With help from Fusco (Kevin Chapman), Reese gets more information about Theresa. After questioning one of her friends, Reese finds Theresa (Valentina de Angelis) robbing an ATM and she flees after she cuts his hand. Posing as an insurance employee, Finch questions Theresa's aunt Elizabeth (Molly Price) in Brooklyn Heights, who loved Theresa like her own, and gets her ex-husband's Derek's (Danny Mastrogiorgio) number. Reese interrogates a hitman in jail who was hired to perpetrate the murders. Reese meets him in prison where he is serving a life sentence for another murder, and he reveals that he refused to kill Theresa as he does not kill children. However, due to child killers not being popular in prison, the hitman has been defending his honor, and the information reached the men who hired him. This caused whoever hired him to hire a new hitman to find Theresa and kill her.

Searching on Derek's records, Reese and Finch begin investigating Landale Financial, which may be involved in the murders, finding Derek meeting with the owner Jimmy Calhoun (Remy Auberjonois). Reese again finds Theresa when they are attacked by the hitman (Ritchie Coster). Both manage to escape and hide in a hotel room and Finch decides to stay to take care of her. Reese meets with Derek and makes him confess what happened. It turns out Theresa's father had assets that were going to be given to Derek. Due to severe problems after hiring Landale, Calhoun ordered his murder. As he is the "sole" member of the family alive, he is the only owner of the assets and Theresa's status could damage the assets' control.

Going home, Derek is killed by the hitman when he refuses to give away Theresa's whereabouts. The hitman tracks a call between Theresa and her aunt and locates the hotel where she is. Finch and Theresa manage to evade the hitman for a short time, but when he finally corners them and is about to shoot, the hitman instead gets shot by Reese.

Reese calls Carter (Taraji P. Henson) for a meeting where Reese directs her to find Theresa. With her testimony, Calhoun is arrested. However, she decides not to give up Reese to the authorities. At the station Theresa has an emotional reunion with her Aunt Elizabeth. Reese also finds that Finch quit his job in the insurance office, as he wishes to keep his personal life a secret.

In flashbacks to 2002, Finch is joined by a colleague Nathan Ingram (Brett Cullen) and shows him an early version of the Machine with the basic task of watching over New York City. Finch also says he is teaching the Machine how to track people. In 2007, Ingram questions the Machine's function of irrelevant crimes while Finch explains that the Machine is supposed "to save everybody". It's revealed in the present that the office where Finch works has a memorial bust for Ingram, who is revealed to have died in 2010.

==Reception==
===Viewers===
In its original American broadcast, "Ghosts" was seen by an estimated 12.51 million household viewers and gained a 2.7/7 ratings share among adults aged 18–49, according to Nielsen Media Research.
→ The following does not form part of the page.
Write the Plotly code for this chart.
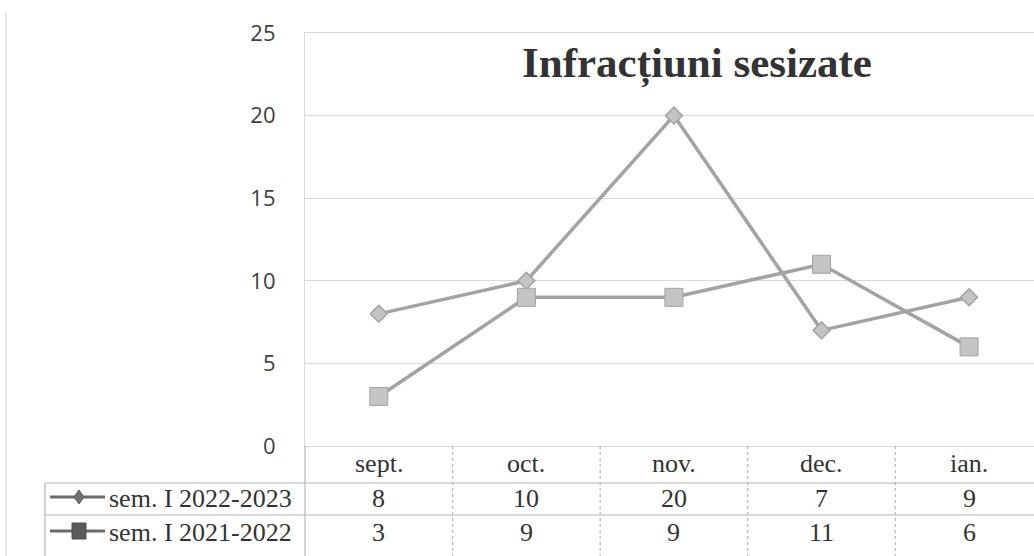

This was a 7% decrease in viewership from the previous episode, which was watched by 13.33 million viewers with a 3.1/8 in the 18-49 demographics. With these ratings, Person of Interest was the second most watched show on CBS for the night behind The Big Bang Theory, third on its timeslot and for the night in the 18-49 demographics, behind Private Practice, The Office, Grey's Anatomy, The X Factor, and The Big Bang Theory.

===Critical reviews===
"Ghosts" received generally positive reviews from critics. Zack Handlen of The A.V. Club gave the episode a "B−" rating and wrote "'Ghosts' wasn't so much a step up or down from the pilot as it was a step sideways, largely maintaining that first episode's strength and weaknesses. Because we didn't need to spend so much time on an origin story (although dig that clunky expository dialogue!), we spent more time on the Person of the Week, the aforementioned teenage girl, Theresa. But by the end of the episode, we still knew barely anything about her. Last week introduced the idea that the SSNs the machine provides might be for potential victims or potential killers, but Theresa is on the side of the angels. Her father, mother, and brother were killed by a hitman a few years back, and Theresa herself was presumed dead; there's a brief tease at the beginning when Finch and Reese meet in the graveyard where the Whitakers were buried, and Reese says something about a ghost (sigh), but by and large, this is a straightforward, land-deal-gone-bad kind of story."

Ross Bonaime of Paste gave the episode a 6 out of 10 rating and wrote "Person of Interest does genuinely have interesting aspects to its story. But all those take place in flashbacks, while the show wants to spend a majority of its time in the present, which to put it simply, is pretty boring. If Person of Interest can focus on the mystery of the show, the build up to the meeting of Reese and Finch and their relationship, the show could go some great places. But as for right now, Person of Interest seems content in being not that interesting." Morgan Jeffery of Digital Spy wrote "Got to love the stylish Person of Interest title sequence introduced with this episode, featuring a moody voice-over from Michael Emerson. The flashbacks are a nice addition to the 'A' story this week - we get an intriguing glimpse into Finch's past and it'll be interesting to see how the story arc involving his deceased partner develops."